Wednesday, January 30, 2013
Last week, Dooney Cribb, a friend of mine on Facebook, posted a photo of “The Hangman’s Tree.” The photo was taken from the April 1, 1949 edition of the Georgetown Times.
The caption reads, “According to old stories, this tree which stands on the side of state Highway 528 in the Sampit section has been the scene of many hangings. It is known that a group of Tories and British soldiers were executed there in the Revolution and that two soldiers, and probably others, were hanged there in the Civil War. Old timers in this section have said that they have climbed the tree and seen grooves cut by the noose. In the above picture, County Agent M.M. McCord somewhat uneasily examines the old landmark. (Photo by McDonald from the News and Courier).”
I wish I could reproduce the photo here, but can’t due to the poor quality of the copy.
Most of us who grew up in Georgetown remember the old cypress tree from our childhood. I drove out there a few days ago and it is still standing, minus the limb that reached over the roadway where the hangings were carried out.
In her book, “More Ghosts of Georgetown,” Elizabeth Huntsinger devotes a chapter to the history of this tree. She explains that the tree lost the notorious limb when a truck tore it away several decades ago. She also tells the most interesting story of a man who was hanged from that limb, but somehow survived and escaped, never to be seen again. Read her book.
I tried to find information on the Georgetown County Digital Library website by entering the words hanging tree, hangman’s tree, hanging and various other combinations and came up empty. Finally it dawned on me to search instead for lynching, and I got 104 hits.
After wading through all of them, I came to the same conclusion as Elizabeth Huntsinger. Murderers, robbers, cattle thieves and other criminals were usually arrested, taken to jail, and tried before a judge and jury. However, men who allegedly sexually assaulted women were more often than not rounded up by a mob and hung the same day with little or no consequence to the executioners.

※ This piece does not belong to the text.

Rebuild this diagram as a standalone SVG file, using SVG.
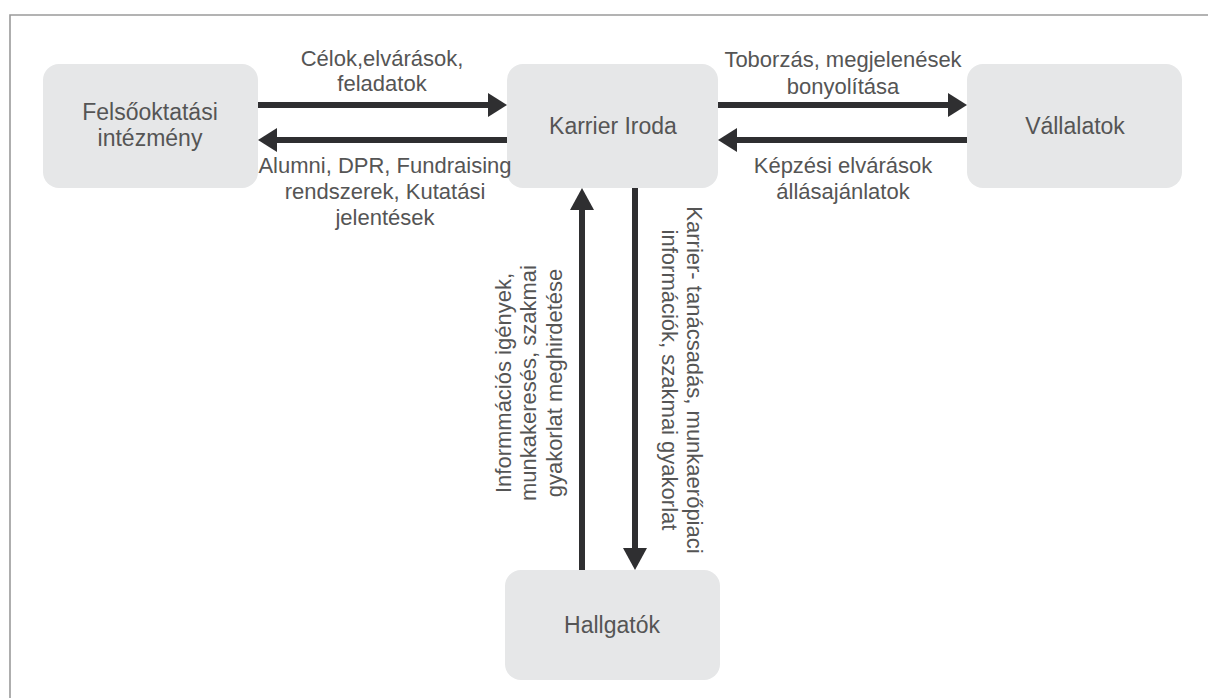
<svg xmlns="http://www.w3.org/2000/svg" width="1208" height="698" viewBox="0 0 1208 698">
<defs>
<style>
.node rect{fill:#e6e7e8}
text{font-family:"Liberation Sans",Arial,sans-serif;font-size:22px;fill:#555;text-anchor:middle}
.node text{font-size:23px}
.conn line{stroke:#2f2f31;stroke-width:6}
.head{fill:#2f2f31}
.frame{stroke:#9a9a9a;stroke-width:1.6;fill:none}
</style>
</defs>
<rect width="1208" height="698" fill="#fff"/>
<path class="frame" d="M10,698 V15 H1208"/>

<g id="node-felsooktatasi" class="node">
<rect x="43" y="64" width="215" height="124" rx="16"/>
<text x="150" y="120">Felsőoktatási</text>
<text x="150" y="146">intézmény</text>
</g>
<g id="node-karrier" class="node">
<rect x="507" y="64" width="211" height="124" rx="16"/>
<text x="613" y="134">Karrier Iroda</text>
</g>
<g id="node-vallalatok" class="node">
<rect x="967" y="64" width="215" height="124" rx="16"/>
<text x="1075" y="134">Vállalatok</text>
</g>
<g id="node-hallgatok" class="node">
<rect x="505" y="570" width="215" height="110" rx="16"/>
<text x="612" y="633">Hallgatók</text>
</g>

<g id="connectors" class="conn">
<line x1="258" y1="105" x2="492" y2="105"/>
<polygon class="head" points="488,93 507,105 488,117"/>
<line x1="507" y1="140" x2="273" y2="140"/>
<polygon class="head" points="277,128 258,140 277,152"/>
<line x1="718" y1="105" x2="952" y2="105"/>
<polygon class="head" points="948,93 967,105 948,117"/>
<line x1="967" y1="140" x2="733" y2="140"/>
<polygon class="head" points="737,128 718,140 737,152"/>
<line x1="582" y1="570" x2="582" y2="203"/>
<polygon class="head" points="570,210 582,188 594,210"/>
<line x1="635" y1="188" x2="635" y2="555"/>
<polygon class="head" points="623,548 635,570 647,548"/>
</g>

<g id="labels">
<text x="382" y="66">Célok,elvárások,</text>
<text x="382" y="91">feladatok</text>
<text x="385" y="173">Alumni, DPR, Fundraising</text>
<text x="385" y="199">rendszerek, Kutatási</text>
<text x="385" y="225">jelentések</text>
<text x="843" y="67">Toborzás, megjelenések</text>
<text x="843" y="94">bonyolítása</text>
<text x="843" y="173">Képzési elvárások</text>
<text x="843" y="199">állásajánlatok</text>
<g transform="translate(0,383) rotate(-90)">
<text x="0" y="511">Informmációs igények,</text>
<text x="0" y="536">munkakeresés, szakmai</text>
<text x="0" y="562">gyakorlat meghirdetése</text>
</g>
<g transform="translate(0,380) rotate(90)">
<text x="0" y="-687">Karrier- tanácsadás, munkaerőpiaci</text>
<text x="0" y="-662">információk, szakmai gyakorlat</text>
</g>
</g>
</svg>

On the editorial page of the Georgetown Semi-Weekly Times, dated May 20, 1893, I found this: “Lynching is the proper punishment for all rapists as it would be wrong to heap additional shame and humiliation upon the innocent victims of such fiends by compelling them to go into the courts of justice to testify against their assailants.” In 1893, The Georgetown Times sent a reporter to Moore’s Cross Roads, about four miles from Lake City in Williamsburg County, to check out a story of the alleged sexual assault of a young woman, the daughter of a respected farmer. The assault happened on Sept. 30; the suspect was captured and tried on the night of Oct. 1. Ironically, he was sentenced to hanging by Judge Lynch and the execution was carried out the same night.
The names of alleged perpetrators and victims of crimes were, of course, included in the newspaper articles I read. I’m leaving the names out of this column, because descendants of both still live here.
On Oct. 23, 1895, the Georgetown Semi-Weekly Times reported that four men were convicted of murder of a local man. One was sentenced to life in prison; the other three were to be hanged. On the way to the jail, the sheriff and his constables were “overpowered” by a group of about fifty men who were bent on seeing that all four would be hanged. The fellow sentenced to life was handcuffed to another prisoner, so the mob took both of them off into the woods. They released the prisoner who was already to be hanged, but took matters into their own hands by hanging the other one with a plow line thrown over the limb of a pine tree about a half-mile from the courthouse. Several shots were fired into his body, as well, and the “unknown” suspects were never arrested.
What does all of this have to do with the Hangman’s Tree on Saints Delight Road (Hwy. 17-A)? Apparently, hangings there were carried out with little or no fanfare, certainly not reported in any newspaper I could find.
To Elizabeth Huntsinger and the GCDL ... thanks for the memories.